Black bird, black voice,
almost the shadow of a voice,
so kind to this tired summer sky,
a rim of night around it,
almost an echo of today,
all the days since that first
soft guttural disaster
gave us ‘apple’ and ‘tree’
and all that transpired thereafter
in the city of the tongue.

Blackbird, so old, so young, still
happy to be stricken with a song
you can never choose away from.

by Anne Stevenson

There are only a few places left for our next poetry workshop this Saturday! It will be led by poet and teacher Sarah Hesketh and is entitled ‘“more than skin can hold”: Writing People’. The workshops runs from 10.30-4.30pm in the John Henry Brookes Building here at Oxford Brookes University, and will consider the questions that arise when we attempt to represent and remember others in our writing. All are welcome! Visit our website for more information and to sign up. 
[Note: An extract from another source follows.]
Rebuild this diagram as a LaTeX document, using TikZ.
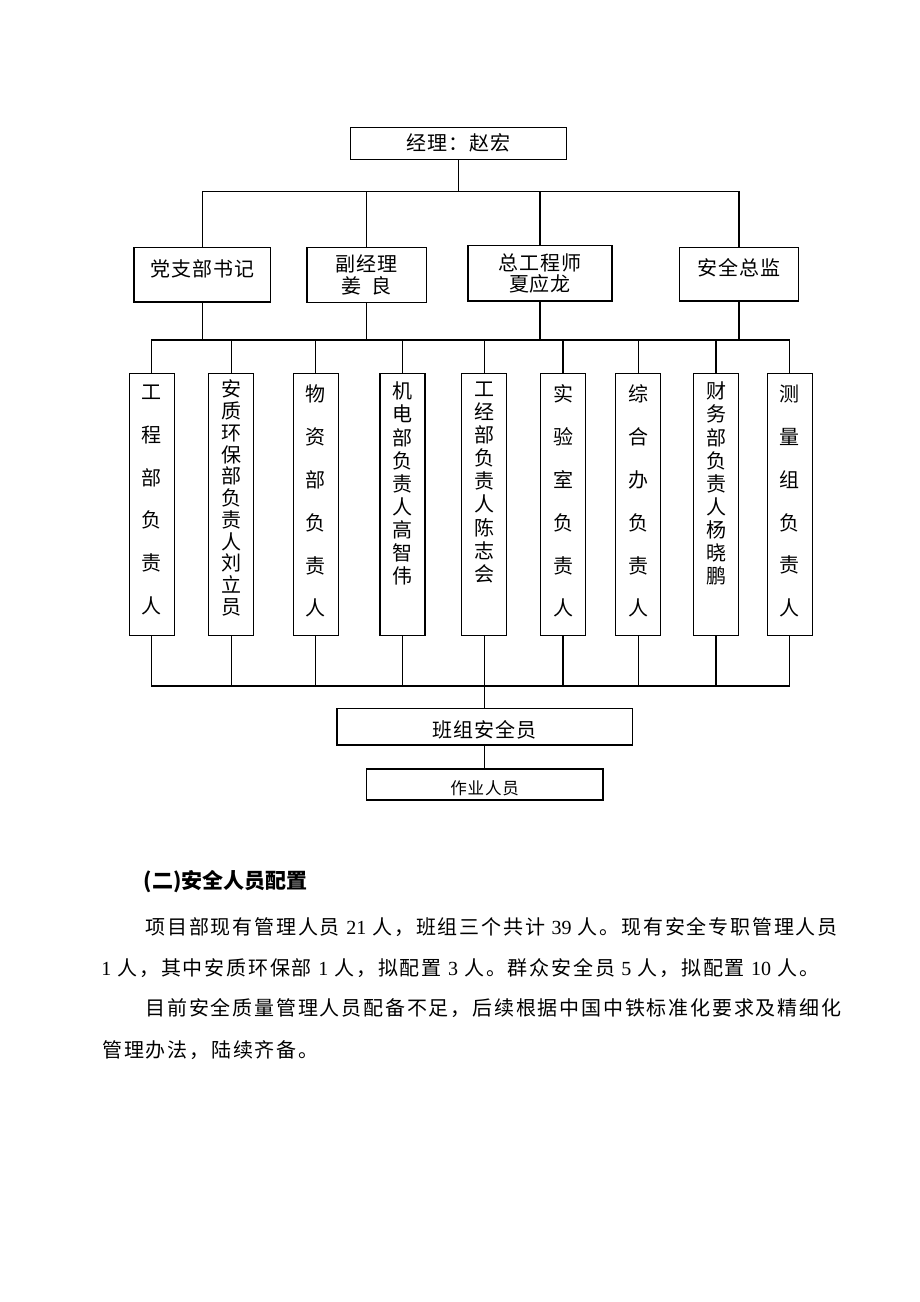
\documentclass[tikz,border=0pt]{standalone}
\usepackage{fontspec}
\setmainfont{Noto Sans CJK SC}
\newfontfamily\boxfont[LetterSpace=5]{Noto Sans CJK SC}
\newfontfamily\smallboxfont[LetterSpace=5]{Noto Sans CJK SC}
\newfontfamily\bodyfont[LetterSpace=9]{Noto Sans CJK SC}
\newfontfamily\latinfont{Liberation Serif}
\newcommand{\numtxt}[1]{{\latinfont #1}}
% vertical text in the tall boxes: top space, line distance, text
\newcommand{\vtext}[3]{\parbox[c][196.5pt][t]{33.75pt}{\centering\fontsize{15pt}{#2}\selectfont\vspace*{#1}#3}}
\usetikzlibrary{positioning}

\begin{document}
\begin{tikzpicture}[
    x=0.75pt, y=-0.75pt, % one unit is one pixel of the page
    node distance=17pt,
    line width=0.9pt,
    block/.style={rectangle, draw, align=center, inner sep=0pt, font=\boxfont\fontsize{15pt}{16.3pt}\selectfont},
    lift/.style={text height=13pt, text depth=10.6pt},
    column/.style={rectangle, draw, inner sep=0pt},
    para/.style={anchor=west, inner sep=0pt, font=\bodyfont\fontsize{15pt}{17pt}\selectfont}
]
    \useasboundingbox (0,0) rectangle (920,1302);

    % Nodes
    \node (jl) [block, minimum width=162pt, minimum height=24pt] at (458.7,143.3) {经理：赵宏};

    \node (dzb) [block, lift, minimum width=102.2pt, minimum height=41pt] at (202.2,274.7) {党支部书记};
    \node (fjl) [block, minimum width=89.5pt, minimum height=41.5pt] at (366.7,275) {副经理\\姜\hspace{0.5em}良};
    \node (zgc) [block, minimum width=108pt, minimum height=41.5pt] at (540,273.4) {总工程师\\夏应龙};
    \node (aqzj) [block, lift, minimum width=89.5pt, minimum height=40.3pt] at (739,274.2) {安全总监};

    \node (gcb) [column] at (151.8,504.3) {\vtext{8.8pt}{32.1pt}{工\\程\\部\\负\\责\\人}};
    \node (azhb) [column] at (231.2,504.3) {\vtext{5.1pt}{16.3pt}{安\\质\\环\\保\\部\\负\\责\\人\\刘\\立\\员}};
    \node (wzb) [column] at (315.8,504.3) {\vtext{8.8pt}{32.1pt}{物\\资\\部\\负\\责\\人}};
    \node (jdb) [column] at (402.5,504.3) {\vtext{6.6pt}{17.3pt}{机\\电\\部\\负\\责\\人\\高\\智\\伟}};
    \node (gjb) [column] at (484.3,504.3) {\vtext{6.6pt}{17.3pt}{工\\经\\部\\负\\责\\人\\陈\\志\\会}};
    \node (sys) [column] at (563,504.3) {\vtext{8.8pt}{32.1pt}{实\\验\\室\\负\\责\\人}};
    \node (zhb) [column] at (638.2,504.3) {\vtext{8.8pt}{32.1pt}{综\\合\\办\\负\\责\\人}};
    \node (cwb) [column] at (716,504.3) {\vtext{6.6pt}{17.3pt}{财\\务\\部\\负\\责\\人\\杨\\晓\\鹏}};
    \node (clz) [column] at (789.8,504.3) {\vtext{8.8pt}{32.1pt}{测\\量\\组\\负\\责\\人}};

    \node (bzaqy) [block, minimum width=221.5pt, minimum height=27.5pt, text height=16.2pt, text depth=0.3pt] at (484.7,726.7) {班组安全员};
    \node (zyry) [block, below=of bzaqy, minimum width=177.5pt, minimum height=23.25pt, text height=14.8pt, text depth=0.2pt, font=\smallboxfont\fontsize{12.4pt}{14pt}\selectfont] {作业人员};

    \coordinate (topbus) at (458.7,191.7);
    \coordinate (midbus) at (458.7,340);
    \coordinate (lowbus) at (484.3,686);

    % Connections
    \draw (jl.south) -- (jl.south |- topbus);
    \draw (dzb.north) |- (aqzj.north |- topbus) -- (aqzj.north);
    \foreach \n in {fjl,zgc}
        \draw (\n.north) -- (\n.north |- topbus);

    \foreach \n in {dzb,fjl,zgc,aqzj}
        \draw (\n.south) -- (\n.south |- midbus);
    \draw (gcb.north) |- (clz.north |- midbus) -- (clz.north);
    \foreach \n in {azhb,wzb,jdb,gjb,sys,zhb,cwb}
        \draw (\n.north) -- (\n.north |- midbus);

    \draw (gcb.south) |- (clz.south |- lowbus) -- (clz.south);
    \foreach \n in {azhb,wzb,jdb,gjb,sys,zhb,cwb}
        \draw (\n.south) -- (\n.south |- lowbus);
    \draw (bzaqy.north |- lowbus) -- (bzaqy.north);
    \draw (bzaqy) -- (zyry);

    % Text below the chart
    \node (title) [anchor=west, inner sep=0pt, font=\bfseries\fontsize{15.75pt}{18pt}\selectfont] at (143.3,881.7) {(二)安全人员配置};
    \node (line1) [para] at (145,927.5) {\makebox[519pt][s]{项目部现有管理人员 \numtxt{21} 人，班组三个共计 \numtxt{39} 人。现有安全专职管理人员}};
    \node (line2) [para] at (100.7,968.3) {\numtxt{1} 人，其中安质环保部 \numtxt{1} 人，拟配置 \numtxt{3} 人。群众安全员 \numtxt{5} 人，拟配置 \numtxt{10} 人。};
    \node (line3) [para] at (145,1008.5) {目前安全质量管理人员配备不足，后续根据中国中铁标准化要求及精细化};
    \node (line4) [para] at (101.7,1050) {管理办法，陆续齐备。};

\end{tikzpicture}
\end{document}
Alongside poet Kelley Swain and Claire Hamnett from the Oxfordshire Science Learning Partnership, Niall Munro (Poetry Centre Director), is one of the judges for the Oxfordshire Science Festival  poetry competition! If you know pupils in Oxfordshire schools aged 7-16, please encourage them to enter! Full details (and information about prizes!) are available on the OSF website.

This Sunday, as part of the Oxford Literary Festival, actor Toby Jones talks to Oxford Brookes’ Professor Simon Kövesi about his life and career and how he interprets the written word in his performances. You can book tickets for the discussion on the OLF website and hear Toby read Blake’s poem ‘London’ at this link.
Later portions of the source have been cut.